On the day of his fifth anniversary, Nick Dunne (Ben Affleck) returns home after sulking at the bar he owns with his sister (a funny Carrie Coon). There’s a problem: His wife, Amy (Rosamund Pike), is missing. Nick calls the police and the in-laws, and quickly finds himself sucked into in a media circus that leaves him dazed and confused. His demeanor in public is a strange combination of a malaise and ill-timed smiles. Yeah … he’s a suspect.

Through a series of narrated flashbacks, we hear the story of the Dunne marriage from Amy’s perspective, as chronicled in her diary. Everything started sweet enough, with the two of them being impossibly perfect for each other. However, family deaths, money troubles and lapses in moral judgment leave them stricken with loathing and regret by the time the “wood” anniversary arrives.

Nick is skewered on TV by a Nancy Grace-type “journalist” (a snooty Missi Pyle), and the detectives investigating his case (the deadpan Kim Dickens and Patrick Fugit) have little faith in his innocence. The evidence against Nick becomes quite daunting as it piles up. The whole thing plays a lot like the Scott Peterson case, involving a husband who killed his pregnant wife and dumped her body in San Francisco Bay 12 years ago.

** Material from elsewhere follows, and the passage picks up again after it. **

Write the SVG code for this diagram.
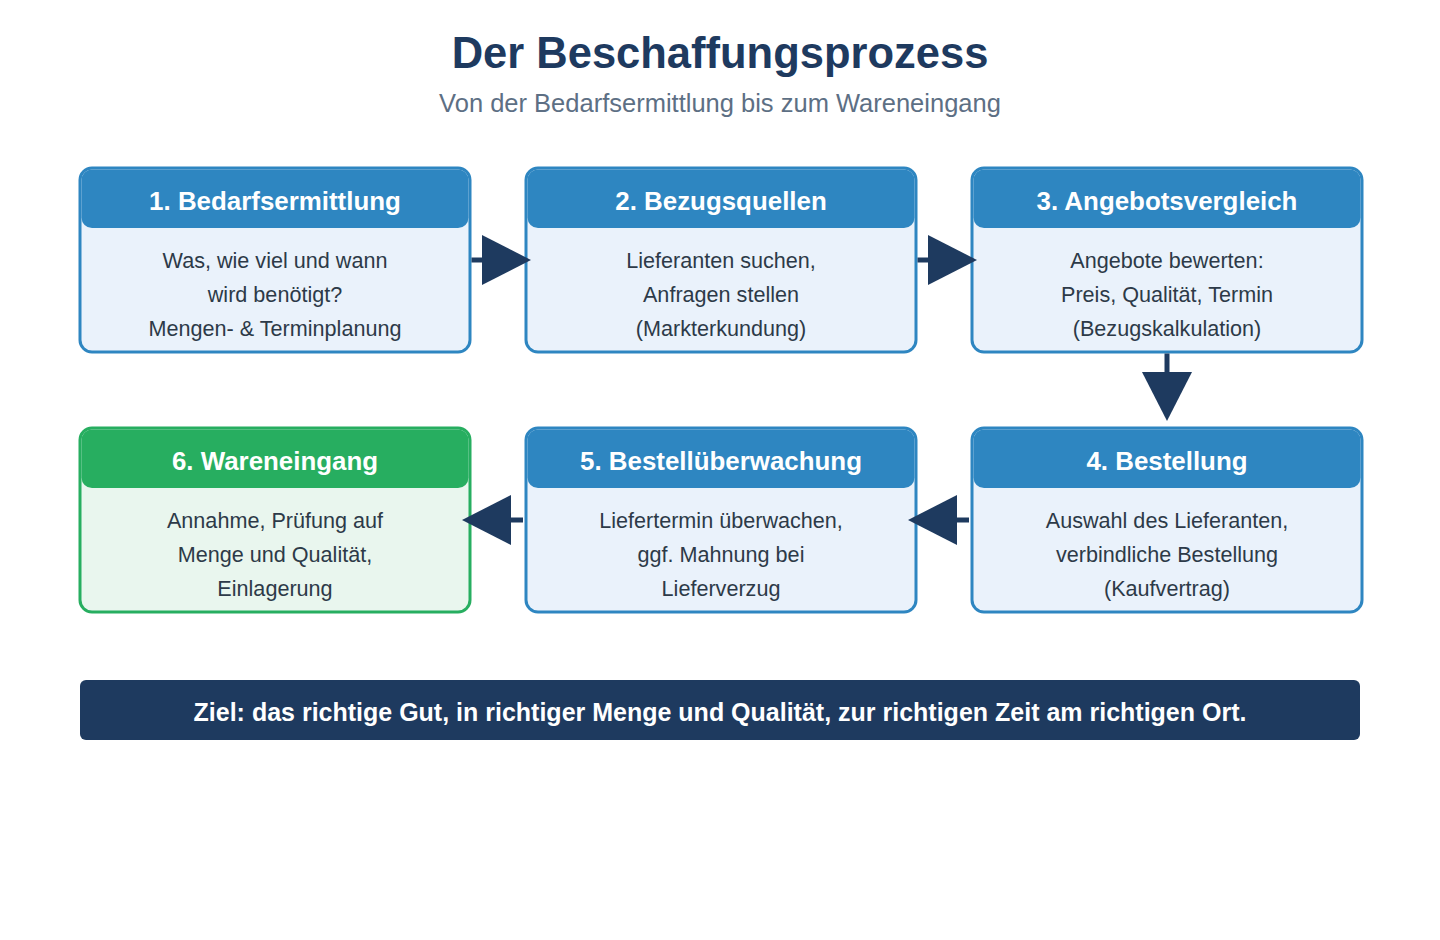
<svg xmlns="http://www.w3.org/2000/svg" width="1440" height="940" viewBox="0 0 1440 940">
<defs>
<style>
.title{font-family:"Liberation Sans",Arial,sans-serif;font-weight:bold;font-size:43.5px;fill:#1e3a5f;text-anchor:middle}
.sub{font-family:"Liberation Sans",Arial,sans-serif;font-size:25.5px;fill:#5d6f84;text-anchor:middle}
.box{fill:#eaf2fb;stroke:#2e86c1;stroke-width:3}
.box.green{fill:#e9f6ee;stroke:#27ae60}
.hdr{fill:#2e86c1}
.hdr.green{fill:#27ae60}
.ht{font-family:"Liberation Sans",Arial,sans-serif;font-weight:bold;font-size:25.9px;fill:#ffffff;text-anchor:middle}
.bt{font-family:"Liberation Sans",Arial,sans-serif;font-size:21.6px;fill:#2d3a48;text-anchor:middle}
.conn{stroke:#1e3a5f;stroke-width:5;fill:none;marker-end:url(#ah)}
.banner{fill:#1e3a5f}
.bn{font-family:"Liberation Sans",Arial,sans-serif;font-weight:bold;font-size:25px;fill:#ffffff;text-anchor:middle}
</style>
<marker id="ah" markerUnits="userSpaceOnUse" markerWidth="49" markerHeight="50" viewBox="0 0 49 50" refX="0" refY="25" orient="auto">
<path d="M0,0 L49,25 L0,50 z" fill="#1e3a5f"/>
</marker>
</defs>
<rect width="1440" height="940" fill="#ffffff"/>
<text class="title" x="720" y="68">Der Beschaffungsprozess</text>
<text class="sub" x="720" y="112">Von der Bedarfsermittlung bis zum Wareneingang</text>

<g id="node1">
<rect class="box" x="80" y="168" width="390" height="184" rx="12"/>
<rect class="hdr" x="81.5" y="169.5" width="387" height="58.5" rx="10.5"/>
<text class="ht" x="275" y="210">1. Bedarfsermittlung</text>
<text class="bt" x="275" y="268">Was, wie viel und wann</text>
<text class="bt" x="275" y="302">wird benötigt?</text>
<text class="bt" x="275" y="336">Mengen- &amp; Terminplanung</text>
</g>
<g id="node2">
<rect class="box" x="526" y="168" width="390" height="184" rx="12"/>
<rect class="hdr" x="527.5" y="169.5" width="387" height="58.5" rx="10.5"/>
<text class="ht" x="721" y="210">2. Bezugsquellen</text>
<text class="bt" x="721" y="268">Lieferanten suchen,</text>
<text class="bt" x="721" y="302">Anfragen stellen</text>
<text class="bt" x="721" y="336">(Markterkundung)</text>
</g>
<g id="node3">
<rect class="box" x="972" y="168" width="390" height="184" rx="12"/>
<rect class="hdr" x="973.5" y="169.5" width="387" height="58.5" rx="10.5"/>
<text class="ht" x="1167" y="210">3. Angebotsvergleich</text>
<text class="bt" x="1167" y="268">Angebote bewerten:</text>
<text class="bt" x="1167" y="302">Preis, Qualität, Termin</text>
<text class="bt" x="1167" y="336">(Bezugskalkulation)</text>
</g>
<g id="node4">
<rect class="box" x="972" y="428" width="390" height="184" rx="12"/>
<rect class="hdr" x="973.5" y="429.5" width="387" height="58.5" rx="10.5"/>
<text class="ht" x="1167" y="470">4. Bestellung</text>
<text class="bt" x="1167" y="528">Auswahl des Lieferanten,</text>
<text class="bt" x="1167" y="562">verbindliche Bestellung</text>
<text class="bt" x="1167" y="596">(Kaufvertrag)</text>
</g>
<g id="node5">
<rect class="box" x="526" y="428" width="390" height="184" rx="12"/>
<rect class="hdr" x="527.5" y="429.5" width="387" height="58.5" rx="10.5"/>
<text class="ht" x="721" y="470">5. Bestellüberwachung</text>
<text class="bt" x="721" y="528">Liefertermin überwachen,</text>
<text class="bt" x="721" y="562">ggf. Mahnung bei</text>
<text class="bt" x="721" y="596">Lieferverzug</text>
</g>
<g id="node6">
<rect class="box green" x="80" y="428" width="390" height="184" rx="12"/>
<rect class="hdr green" x="81.5" y="429.5" width="387" height="58.5" rx="10.5"/>
<text class="ht" x="275" y="470">6. Wareneingang</text>
<text class="bt" x="275" y="528">Annahme, Prüfung auf</text>
<text class="bt" x="275" y="562">Menge und Qualität,</text>
<text class="bt" x="275" y="596">Einlagerung</text>
</g>

<g id="connectors">
<path class="conn" d="M471.5,260 H482"/>
<path class="conn" d="M917.5,260 H928"/>
<path class="conn" d="M1167,353.5 V372"/>
<path class="conn" d="M969,520 H957"/>
<path class="conn" d="M523,520 H511"/>
</g>

<g id="goal">
<rect class="banner" x="80" y="680" width="1280" height="60" rx="6"/>
<text class="bn" x="720" y="721">Ziel: das richtige Gut, in richtiger Menge und Qualität, zur richtigen Zeit am richtigen Ort.</text>
</g>
</svg>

Then, at about the halfway point, the movie goes completely and wonderfully insane. I recommend that you accept what happens—even though it’s totally nuts—and enjoy the rest of this messed-up ride. Gone Girl becomes a nightmarish fantasy, a hyper-sensationalized “what-if” that thrives on its implausibility. Had this movie tried to stick closer to reality, it would’ve killed too much of the fun.

Pike, a British actress perhaps known best for Jack Reacher, gets the role of a lifetime with Amy—and she devours it. We see many faces of Amy, some of them pure, with others as monstrous as Godzilla. What we see early in Amy’s story doesn’t prepare us for what comes later.

There’s nobody better cast than Affleck as Nick. Affleck has often been the victim of unjust tabloid garbage and Internet slagging, so when Nick is required to show media fatigue, Affleck needs only to pull from his personal Battfleck or Bennifer experiences to hit the right notes. He also has an eerie resemblance to Scott Peterson, which helps. Most of all, he shows what has been true throughout his career: He’s a fine actor capable of great nuance.

With this effort, Fincher erases the waste of time that was his adaptation of The Girl With the Dragon Tattoo, and gets back to the business of being one of the world’s finest directors. As he did with Fight Club, Fincher gets to the heart of the novel with which he’s working, and does the book more than justice. He makes a great-looking movie, and the score, by Trent Reznor and Atticus Ross, will amaze.

Gone Girl will make many of us laugh (especially the single and divorced folks), force some of us to cringe, and cause nightmares for those unsteady couples with rings on their fingers.

Gone Girl is playing at theaters across the valley.